SAN ANTONIO – More than a century ago, a young Army lieutenant named Benjamin Foulois made history when he piloted the Army's first aircraft over Fort Sam Houston.
Foulois worked with the Wright brothers for years, flying with Orville Wright cross-country but never as a single pilot until he re-located to San Antonio.
The flight over Fort Sam was years in the making, even if it didn’t last very long.
“He came out on March 2 1910, at 9:30 a.m., took off and ascended to about 100 feet, and flew around the parade field at about 50 miles per hour and landed seven and a half minutes later,” said Patrick Howard, historian for 502nd Air Base Wing - Joint Base San Antonio.
Foulois made four flights that day, crashing on the last flight due to a broken fuel pipe. The premier flight became known as the “birth of military flight."
Foulois was an innovator. He saw the future of the skies in reconnaissance missions for military aircraft and even conducted one of the first surveillance flights near the Texas-Mexico border.
“He had forecast that airplanes would replace horse cavalry for recon missions,” Howard said. “The use of airplanes for communications, getting on a wireless radio and sending photographs."
Despite some early success in the skies, Foulois still had hurdles along way.
He and eight enlisted mechanics were the only members of the Air Force, which at the time still belonged to the Army.
A crash in 1911 nearly took the wind out of military flying programs.
“George Kelley had his crash, and narrowly missed a number of troops, the commanding general of the base banished all aircraft from Fort Sam Houston,” Howard said.

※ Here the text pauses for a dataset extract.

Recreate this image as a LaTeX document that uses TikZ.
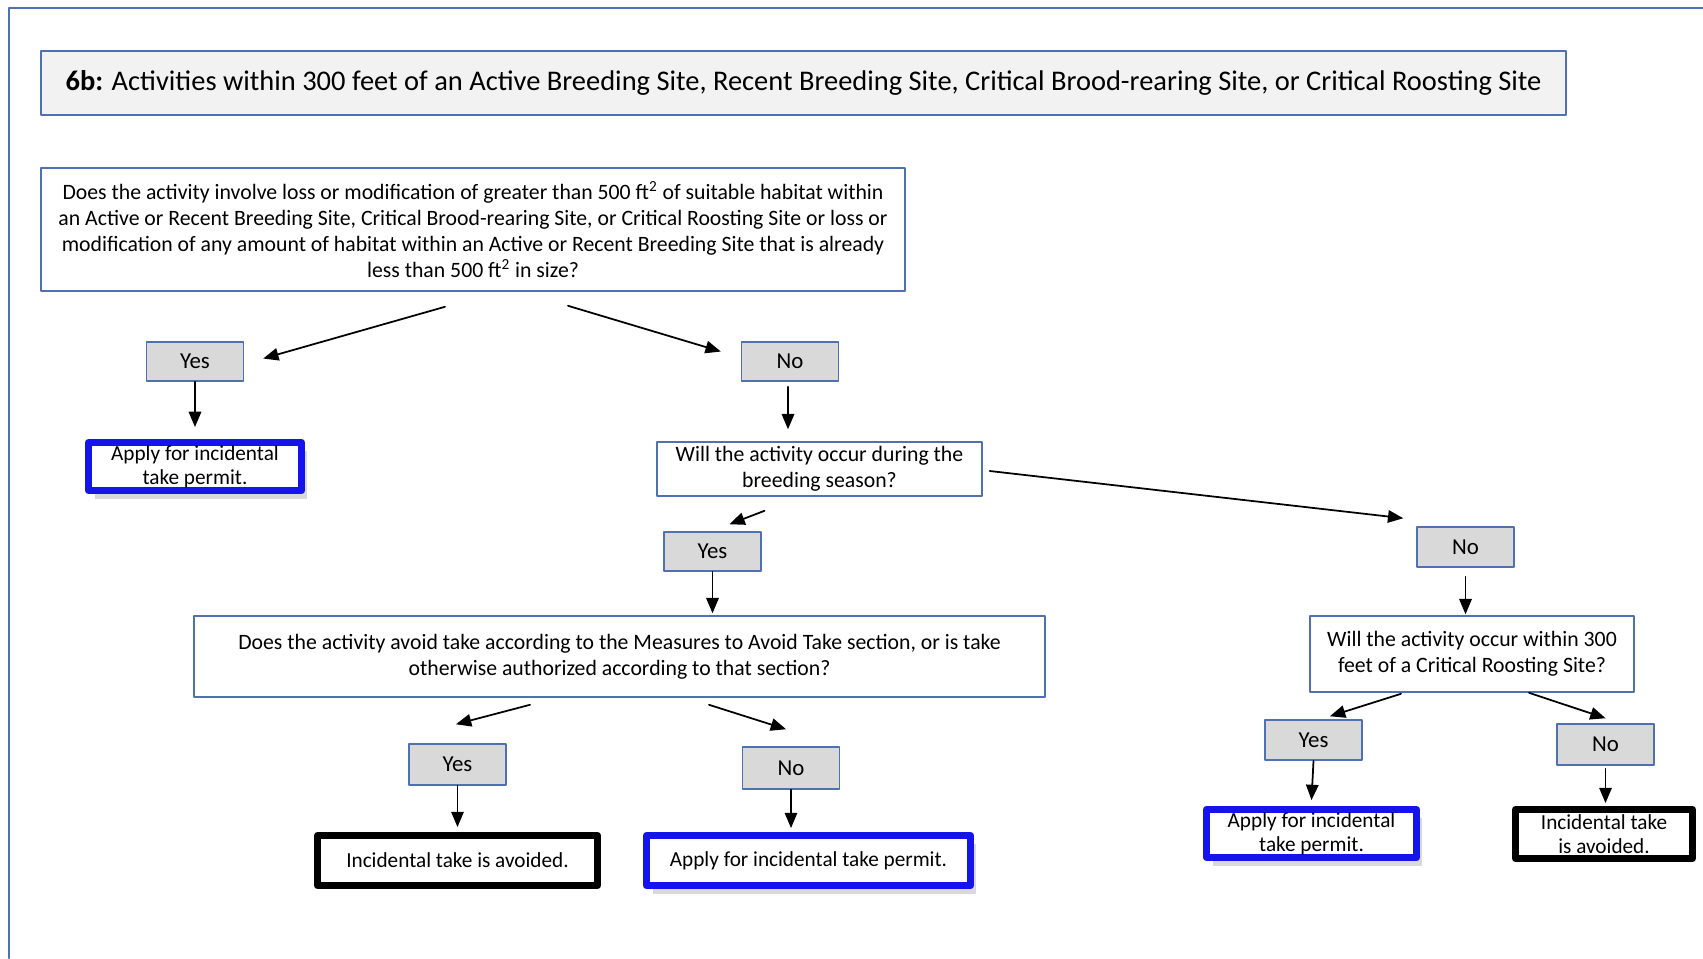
\documentclass[tikz,border=0pt]{standalone}
\usepackage{fontspec}
\setmainfont{Carlito}
\newfontfamily\narrowfont{Carlito}[FakeStretch=0.99]
\usepackage{xcolor}
\usepackage{tikz}
\usetikzlibrary{arrows,calc,shadows}
\definecolor{frameblue}{RGB}{79,113,176}
\definecolor{labelgray}{RGB}{217,217,217}
\definecolor{titlegray}{RGB}{242,242,242}
\definecolor{strongblue}{RGB}{20,20,235}

\begin{document}
\begin{tikzpicture}[line cap=round,line join=round,>=triangle 45,x=0.02cm,y=-0.02cm,
  heading/.style={draw=frameblue,line width=1.2pt,fill=titlegray,inner sep=0pt,
    minimum width=30.5cm,minimum height=1.28cm,font=\fontsize{16.2}{19}\selectfont},
  question/.style={draw=frameblue,line width=0.9pt,fill=white,inner sep=0pt,align=center,
    font=\narrowfont\fontsize{12.5}{14.8}\selectfont},
  answer/.style={draw=frameblue,line width=0.9pt,fill=labelgray,inner sep=0pt,
    minimum width=1.94cm,minimum height=0.78cm,font=\fontsize{13}{15}\selectfont},
  permit/.style={draw=strongblue,line width=4pt,fill=white,inner sep=0pt,align=center,
    font=\narrowfont\fontsize{12.2}{13.6}\selectfont,
    drop shadow={shadow xshift=0.12cm,shadow yshift=-0.17cm,opacity=0.3}},
  avoided/.style={draw=black,line width=4pt,fill=white,inner sep=0pt,align=center,
    font=\narrowfont\fontsize{12.2}{13.6}\selectfont},
  arr/.style={->,line width=1pt}]
\useasboundingbox (0,0) rectangle (1703,958);
% outer frame
\draw[frameblue,line width=1.3pt] (9,958) -- (9,8) -- (1703,8);
% heading
\node[heading] (head) at (803.5,83) {\textbf{6b:} Activities within 300 feet of an Active Breeding Site, Recent Breeding Site, Critical Brood-rearing Site, or Critical Roosting Site};
% first question
\node[question,minimum width=17.28cm,minimum height=2.46cm] (q1) at (473,229.5)
  {Does the activity involve loss or modification of greater than 500 ft\textsuperscript{2} of suitable habitat within\\
   an Active or Recent Breeding Site, Critical Brood-rearing Site, or Critical Roosting Site or loss or\\
   modification of any amount of habitat within an Active or Recent Breeding Site that is already\\
   less than 500 ft\textsuperscript{2} in size?};
\node[answer] (yesA) at (195,361.5) {Yes};
\node[answer] (noA) at (790,361.5) {No};
\node[permit,minimum width=4.26cm,minimum height=0.96cm] (applyA) at (195,466.5) {Apply for incidental\\take permit.};
% breeding season
\node[question,minimum width=6.5cm,minimum height=1.08cm] (q2) at (819.5,469)
  {Will the activity occur during the\\breeding season?};
\node[answer] (yesB) at (712.5,551.5) {Yes};
\node[answer,minimum height=0.8cm] (noB) at (1465.5,547) {No};
% avoid take
\node[question,minimum width=17.02cm,minimum height=1.62cm] (q3) at (619.5,656.5)
  {Does the activity avoid take according to the Measures to Avoid Take section, or is take\\
   otherwise authorized according to that section?};
\node[answer,minimum height=0.82cm] (yesC) at (457.5,764.5) {Yes};
\node[answer,minimum height=0.84cm] (noC) at (791,768) {No};
\node[avoided,minimum width=5.6cm,minimum height=1cm] (avoidA) at (457.5,860.5) {Incidental take is avoided.};
\node[permit,minimum width=6.48cm,minimum height=1cm] (applyB) at (808.5,860.5) {Apply for incidental take permit.};
% roosting site
\node[question,minimum width=6.48cm,minimum height=1.52cm] (q4) at (1472,654)
  {Will the activity occur within 300\\feet of a Critical Roosting Site?};
\node[answer,minimum height=0.8cm] (yesD) at (1313.5,740) {Yes};
\node[answer,minimum height=0.82cm] (noD) at (1605.5,744.5) {No};
\node[permit,minimum width=4.2cm,minimum height=0.96cm] (applyC) at (1311.5,833.5) {Apply for incidental\\take permit.};
\node[avoided,minimum width=3.54cm,minimum height=0.98cm] (avoidB) at (1604,834) {Incidental take\\is avoided.};
% connectors
\draw[arr] ($(q1.south)+(-28,15)$) -- ($(yesA.east)+(19,-3)$);
\draw[arr] ($(q1.south)+(95,14)$) -- ($(noA.west)+(-20,-10)$);
\draw[arr] (yesA.south) -- ($(applyA.north)+(0,-12)$);
\draw[arr] ($(noA.south)+(-2,5)$) -- ($(noA.south |- q2.north)+(-2,-12)$);
\draw[arr] ($(q2.south)+(-55,14)$) -- ($(yesB.north)+(17,-7)$);
\draw[arr] ($(q2.east)+(7,2)$) -- ($(noB.north west)+(-13,-8)$);
\draw[arr] (yesB.south) -- ($(yesB.south |- q3.north)+(0,-2)$);
\draw[arr] ($(noB.south)+(0,9)$) -- ($(noB.south |- q4.north)+(0,-1)$);
\draw[arr] ($(q3.south)+(-89.5,7)$) -- ($(yesC.north)+(-1.5,-19)$);
\draw[arr] ($(q3.south)+(89.5,7)$) -- ($(noC.north)+(-5,-17)$);
\draw[arr] (yesC.south) -- ($(avoidA.north)+(0,-5)$);
\draw[arr] (noC.south) -- ($(noC.south |- applyB.north)+(0,-4)$);
\draw[arr] ($(q4.south)+(-71,1)$) -- ($(yesD.north)+(16.5,-3)$);
\draw[arr] ($(q4.south)+(57,0)$) -- ($(noD.north)+(0,-5)$);
\draw[arr] (yesD.south) -- ($(applyC.north)+(0,-6)$);
\draw[arr] ($(noD.south)+(0,3)$) -- ($(noD.south |- avoidB.north)+(0,-3)$);
\end{tikzpicture}
\end{document}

Foulois was not grounded for long as World War I began to drive the development of aerial technology.
“Although we were the pioneers, every single air force in the world owes its roots to what happened just over there,” said Howard. “That was the first military flight, not just the first in the us.”
Foulois retired in 1935 and passed away in April 1967. He is now known as the “father of U.S. military aviation."
“Every single air force enlisted airman comes through Lackland for basic training so the overall impact was huge, but you wouldn’t have thought it in 1910 or 1911,” Howard said.